Anders als bei den Maispflanzen sind beim Winterroggen mit bloßem Auge keine Unterschiede zu erkennen: Alle Halme sind gleich hoch und kräftig. Das war aber nicht immer so. Im Frühjahr noch hatte sich der Roggen, der auf einer tiefen, gelockerten Ackerkrume gepflanzt worden war, besser mit Nährstoffen versorgen können als der auf weniger tiefen Krumen. Daher ist er auch kräftiger gewachsen. Mit der Zeit aber konnten die anderen Pflanzen ihren Entwicklungsrückstand aufholen. „Wir haben keine Unterschiede im Ertrag gefunden“, sagt Timo Kautz. „Aber genau das ist ein wichtiges Ergebnis. Denn das bedeutet: Wir können unter diesen Bedingungen das Pflügen reduzieren.“ Weniger Bearbeitung ist auch nachhaltiger: Energie wird eingespart und Bodengefüge und Abbauprozesse werden nicht gestört.

Timo Kautz ist Leiter des Fachgebiets Pflanzenbau am Albrecht Daniel Thaer-Institut für Agrar- und Gartenbauwissenschaften der Humboldt-Universität. (© Falk Weiß)

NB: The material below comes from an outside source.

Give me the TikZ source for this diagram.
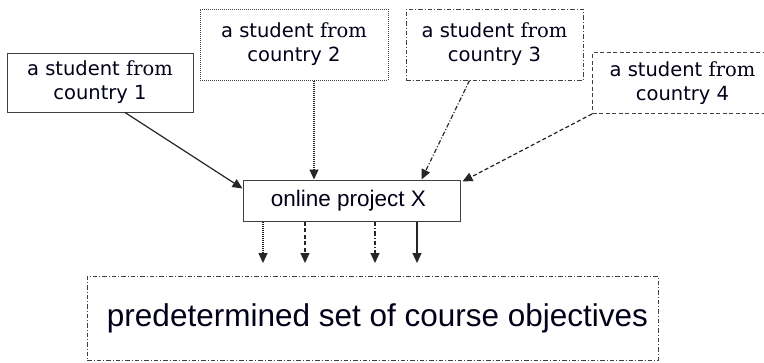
\documentclass[tikz,border=0pt]{standalone}
\usepackage{fontspec}
\usetikzlibrary{arrows.meta,calc}
\newfontfamily\dvsans{DejaVu Sans}
\newfontfamily\dvserif{DejaVu Serif}
\newfontfamily\lsans{Liberation Sans}
\begin{document}
\begin{tikzpicture}[x=1pt,y=-1pt,
  lc/.style={draw=black!75, line width=1pt},
  box/.style={lc, fill=white, inner sep=0pt, align=center, text=black!90!blue},
  arr/.style={draw=black!85, line width=1.2pt, -{Triangle[length=10pt,width=9pt]}},
  dotpat/.style={dash pattern=on 1pt off 1pt},
  dashpat/.style={dash pattern=on 4pt off 2.5pt},
  dashdotpat/.style={dash pattern=on 4.5pt off 2pt on 1pt off 2pt},
  stud/.style={font=\dvsans\fontsize{19.5}{24}\selectfont}
]
\useasboundingbox (0,0) rectangle (764,362);
\fill[white] (0,0) rectangle (764,362);

\node[box, stud, minimum width=186pt, minimum height=59pt] (b1) at (100,82.5) {a student {\dvserif from}\\country 1};
\node[box, stud, dotpat, minimum width=188pt, minimum height=71pt] (b2) at (294,44.5) {\raisebox{2pt}{a student {\dvserif from}}\\\raisebox{2pt}{country 2}};
\node[box, stud, dashdotpat, minimum width=177pt, minimum height=71pt] (b3) at (494.5,44.5) {\raisebox{2pt}{a student {\dvserif from}}\\\raisebox{2pt}{country 3}};
\node[box, stud, dashpat, minimum width=180pt, minimum height=61pt, anchor=north west] (b4) at (592,52) {a student {\dvserif from}\\country 4};

\node[box, font=\lsans\fontsize{22.5}{26}\selectfont, minimum width=217pt, minimum height=41pt] (c) at (351.5,200.5) {online project X\hspace*{6pt}};

\node[box, font=\lsans\fontsize{31.5}{36}\selectfont, dashdotpat, minimum width=571pt, minimum height=84pt] (o) at (372.5,318) {\hspace*{10pt}predetermined set of course objectives};

% incoming arrows
\draw[arr] ([xshift=25pt]b1.south) -- ([yshift=12pt]c.west);
\draw[arr, dotpat] ([xshift=20pt]b2.south) -- ([xshift=-37.5pt]c.north);
\draw[arr, dashdotpat] ([xshift=-25pt]b3.south) -- ([xshift=70pt]c.north);
\draw[arr, dashpat] (b4.south west) -- ([xshift=2pt,yshift=-2pt]c.north east);

% outgoing arrows
\coordinate (e1) at (263,263);
\coordinate (e2) at (305,263);
\coordinate (e3) at (375,263);
\coordinate (e4) at (417,263);
\draw[arr, dotpat] (c.south -| e1) -- (e1);
\draw[arr, dashpat] (c.south -| e2) -- (e2);
\draw[arr, dashdotpat] (c.south -| e3) -- (e3);
\draw[arr] (c.south -| e4) -- (e4);
\end{tikzpicture}
\end{document}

Antworten auf die Probleme der Zukunft

Neben der Bodenbearbeitungstiefe experimentieren die Forscher:innen hier auf den Dauerfeldversuchen auch mit anderen Bearbeitungsmaßnahmen. „Wir haben hier noch einen Boden mit Phosphormangel vor uns“, erklärt Timo Kautz. „Die findet man heute nicht mehr, da in der Landwirtschaft durchgängig mit Phosphor gedüngt wurde.“ Auf dem Ackerstück können neue, wichtige Forschungsfragen geklärt werden. Heute ist Phosphormangel kein Problem der Landwirtschaft mehr - er könnte aber wieder zum Problem werden, da die Phosphorvorräte der Erde schwinden. Die Agrarwissenschaftler:innen der Humboldt-Universität in Dahlem haben die seltene Chance, einen Acker, der hundert Jahre lang nicht mit Phosphor gedüngt wurde, mit einem Acker zu vergleichen, der hundert Jahre lang mit Phosphor gedüngt wurde.

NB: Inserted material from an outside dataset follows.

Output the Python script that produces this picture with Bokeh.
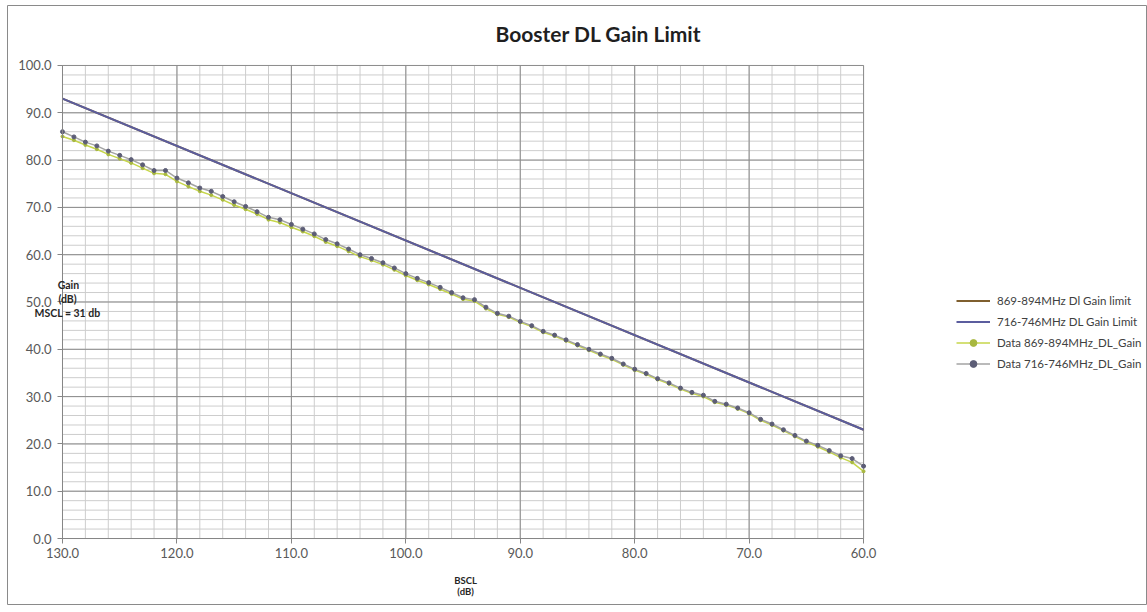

So können sie die Dauerfeldversuche der Humboldt-Universität immer wieder für aktuelle Fragen heranziehen. „Das ist ein unersetzlicher Schatz für die Forschung“, sagt Timo Kautz. „Phänomene von heute - wie abnehmende Biodiversität oder klimaschädliche Gase - hatten die Forscher vor hundert Jahren noch nicht auf dem Schirm. Und so werden auch in Zukunft sicher Fragen aufkommen, an die heute noch niemand denkt.“ Dann werden Forscher:innen der Humboldt-Universität die wertvollen Daten der Dauerfeldversuche durchpflügen – auf der Suche nach Antworten auf neue Probleme.